Scripture appointed for the 4th Sunday of Easter includes Acts 9:36-43; Revelation 7:9-17; John 10:22-30

Forty years ago last Thursday, the first Earth Day was observed. I was 23 and completing my first year in seminary in Manhattan, and I’m pretty sure Earth Day happened without me. It’s sobering to admit that 40 years later, Earth Day has happened without me, again. First, I was busy as a student; 40 years later, I was busy as a priest.

At Compline Thursday night, I chanted in place of the usual collect a thanksgiving for the created order, complete with the richness of mountains, the songs of birds, and the loveliness of flowers. At least the twenty of us gathered that night nodded liturgically to Earth Day, and some of them very likely kept the day more intentionally than I did.

It’s not for lack of persuasion or passion, my yearly tendency to catch Earth Day out of my rear view mirror. I applaud all that has happened on campuses and in schools, in board rooms and legislative chambers, and in churches and at kitchen tables to raise conscious care for this fragile earth, our island home.

I admire in particular our neighboring congregation, the First Congregational Church, for their systemic commitment to ecological education and action, and other area initiatives such as Williamstown’s COOL project.

It’s not as if we’re dormant here. The gas furnace we installed, several years ago, is a model of clean-burning high technology. Charles Bonenti has championed the replacement of incandescent and old-fashioned fluorescent lighting, not everywhere in these old buildings, but we’re more that way than not. Stuart Crampton single-handedly trucks our recycling results to the landfill. Since installing the galley kitchen, we’ve moved from paper to china. Motion sensors, light sensors, and timers govern our outdoor lighting. Automatic light controls in our church school rooms drive us nuts as they operate with a mind of their own, telling us we’re not there when we know darn well we are… but we’ll figure that out, in time, and we’re glad to be making progress. Soon, we’ll make more when we actually reduce our footprint, removing the old curate’s apartment, cutting the waste of heating and lighting space we’re confident we don’t need (and creating parking we know we do need).

Would we have taken these steps in a life without Earth Day, without minds and hearts and imaginations wakened to responsibility? I don’t believe so. And that tells me that Earth Day deserves a 40th that celebrates achievement, both local and national.

Our story resembles that of the disciple Tabitha. We’ve been raised from our deathbed. And it has taken apostolic zeal to achieve that.

To achieve what? Associated Press journalist Seth Borenstein answers: “Forty years later… smog levels nationwide have dropped by about a quarter, lead levels in the air are down more than 90 percent. Formerly fetid lakes and burning rivers are now open to swimmers…” and are habitat again for loons and herons. These improvements took shape in the form of the Clean Air Act, the Clean Water Act, and changes in the way businesses treat the environment—reforms that grew out of the first Earth Day, 1970. Some would say that this is the most powerful, sweeping, society-wide change America has made since the New Deal.

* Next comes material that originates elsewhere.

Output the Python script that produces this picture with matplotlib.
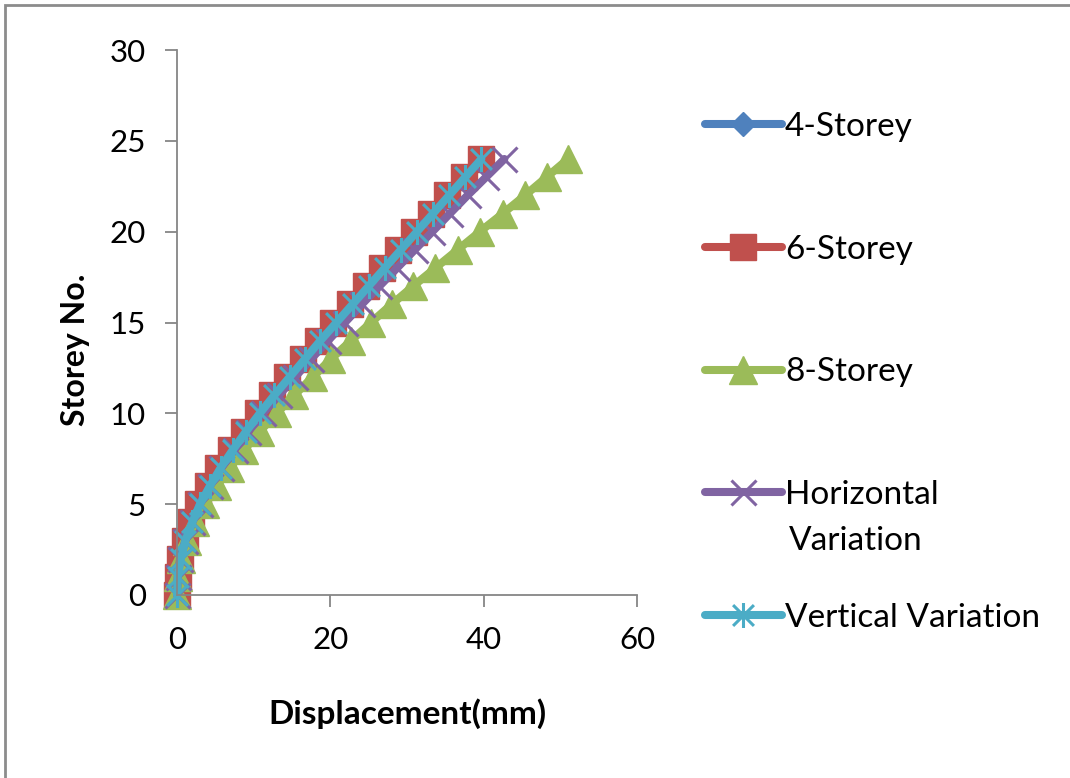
import matplotlib
matplotlib.use("Agg")
import matplotlib.pyplot as plt
from matplotlib.path import Path
from matplotlib.patches import Rectangle
import numpy as np

plt.rcParams['font.family'] = ['Lato', 'DejaVu Sans']

storeys = list(range(0, 25))

disp_4 = [0, 0.1, 0.4, 1.0, 1.8, 2.8, 4.0, 5.4, 7.0, 8.7, 10.5, 12.4, 14.4, 16.4,
          18.4, 20.4, 22.5, 24.6, 26.7, 28.8, 30.9, 33.1, 35.2, 37.4, 39.5]
disp_6 = [0, 0.1, 0.4, 1.0, 1.8, 2.8, 4.0, 5.4, 7.0, 8.7, 10.5, 12.4, 14.4, 16.4,
          18.4, 20.4, 22.5, 24.6, 26.7, 28.8, 30.9, 33.1, 35.2, 37.4, 39.6]
disp_8 = [0, 0.1, 0.5, 1.3, 2.4, 3.7, 5.2, 6.9, 8.8, 10.8, 13.0, 15.3, 17.7, 20.1,
          22.7, 25.3, 28.0, 30.8, 33.7, 36.6, 39.5, 42.5, 45.4, 48.2, 51.0]
disp_h = [0, 0.1, 0.4, 1.1, 2.0, 3.0, 4.3, 5.8, 7.5, 9.3, 11.2, 13.3, 15.4, 17.5,
          19.7, 21.9, 24.1, 26.4, 28.7, 31.0, 33.3, 35.6, 37.9, 40.3, 42.7]
disp_v = [0, 0.1, 0.5, 1.1, 2.0, 3.0, 4.3, 5.7, 7.3, 9.0, 10.8, 12.7, 14.7, 16.7,
          18.7, 20.8, 22.9, 25.0, 27.1, 29.2, 31.3, 33.4, 35.5, 37.6, 39.7]

labels = ['4-Storey', '6-Storey', '8-Storey', 'Horizontal', 'Vertical Variation']
x_ticks = [0, 20, 40, 60]
y_ticks = [0, 5, 10, 15, 20, 25, 30]

colors = ['#4F81BD', '#C0504D', '#9BBB59', '#8064A2', '#4BACC6']

# star marker (vertical line + X)
star = Path([(-0.5, -0.5), (0.5, 0.5), (-0.5, 0.5), (0.5, -0.5), (0, -0.6), (0, 0.6)],
            [Path.MOVETO, Path.LINETO, Path.MOVETO, Path.LINETO, Path.MOVETO, Path.LINETO])

fig = plt.figure(figsize=(10.7, 7.78), dpi=100)
ax = fig.add_axes([177/1070, 1-595/778, 460/1070, 545/778])

series = [disp_4, disp_6, disp_8, disp_h, disp_v]
styles = [dict(marker='D', ms=12),
          dict(marker='s', ms=18.5),
          dict(marker='^', ms=20),
          dict(marker='x', ms=18, mew=2.2),
          dict(marker=star, ms=18, mew=2.2)]
handles = []
for d, c, st, lab in zip(series, colors, styles, labels):
    h, = ax.plot(d, storeys, color=c, lw=5.8, mfc=c, mec=c, clip_on=False,
                 label=lab, solid_capstyle='round', **st)
    handles.append(h)

ax.set_xlim(0, 60)
ax.set_ylim(0, 30)
ax.set_xticks(x_ticks)
ax.set_yticks(y_ticks)
for s in ['top', 'right']:
    ax.spines[s].set_visible(False)
for s in ['left', 'bottom']:
    ax.spines[s].set_color('#868686')
    ax.spines[s].set_linewidth(1.3)
ax.tick_params(axis='both', direction='out', length=8.5, width=1.3, color='#868686',
               labelsize=22.5, labelcolor='black')
ax.tick_params(axis='y', pad=14)
ax.tick_params(axis='x', pad=14)

ax.set_xlabel('Displacement(mm)', fontsize=24, fontweight='bold')
ax.set_ylabel('Storey No.', fontsize=23, fontweight='bold')
ax.xaxis.set_label_coords(0.5, -0.19)
ax.yaxis.set_label_coords(-0.19, 0.45)

leg = fig.legend(handles=handles, labels=labels, loc='upper left',
                 bbox_to_anchor=(705/1070, 1-112/778), frameon=False,
                 fontsize=24, handlelength=2.3, handletextpad=0.1,
                 labelspacing=2.78, borderpad=0, borderaxespad=0)
fig.text(789/1070, 1-541/778, 'Variation', fontsize=24, va='center', ha='left')

fig.add_artist(Rectangle((5/1070, -0.1), 1.2, 1.1 - 5/778, transform=fig.transFigure,
                         fill=False, edgecolor='#8c8c8c', lw=2))

fig.savefig('out.png', dpi=100)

The need for such change was dramatic in the months leading up to Earth Day 1970. Cleveland’s main river, the Cuyahoga, caught fire every now and again. An epic oil spill contaminated 30 miles of Southern California beaches.

Now, Borenstein says, “The challenges to the planet today are largely invisible—and therefore tougher to tackle.”

He quotes William Ruckelshaus, first head of the Environmental Protection Agency: “What we’ve done is shift from the very visible kinds of issues to those that are a lot more subtle today.”

Since 1970, carbon dioxide levels in the air are up by 19%, raising the average annual world temperature by one degree Fahrenheit, reports the National Oceanic and Atmospheric Administration.

“They will hunger no more, and thirst no more; the sun will not strike them, nor any scorching heat; for the Lamb at the center of the throne will be their shepherd, and he will guide them…”

We encounter those words at funerals and hear them describing heaven. Consider them describing God’s new creation, the universal renewal of life that God is accomplishing in Jesus Christ through the Holy Spirit.

And the metaphor the Church gives us on this Sunday in Eastertide is that of the shepherd. We are to understand God’s universal renewal of life requiring the tenacious responsibility of Jesus Christ the Good Shepherd, the brave guardian who will battle wolves and frustrate thieves to fulfil his promise to his flock, “You will never perish. No one will snatch you out of my hand.”

Let’s not be too busy at other things to hear an Earth Day application of this metaphor: We who belong to Jesus Christ the Good Shepherd have his care by listening to his voice and doing what he calls us to do. He calls us to his mission, the universal renewal of life. He asks us to share his own passionate responsibility for the whole shimmering orb of life that God has placed in his hands, and in ours… in his compassionate care and in ours.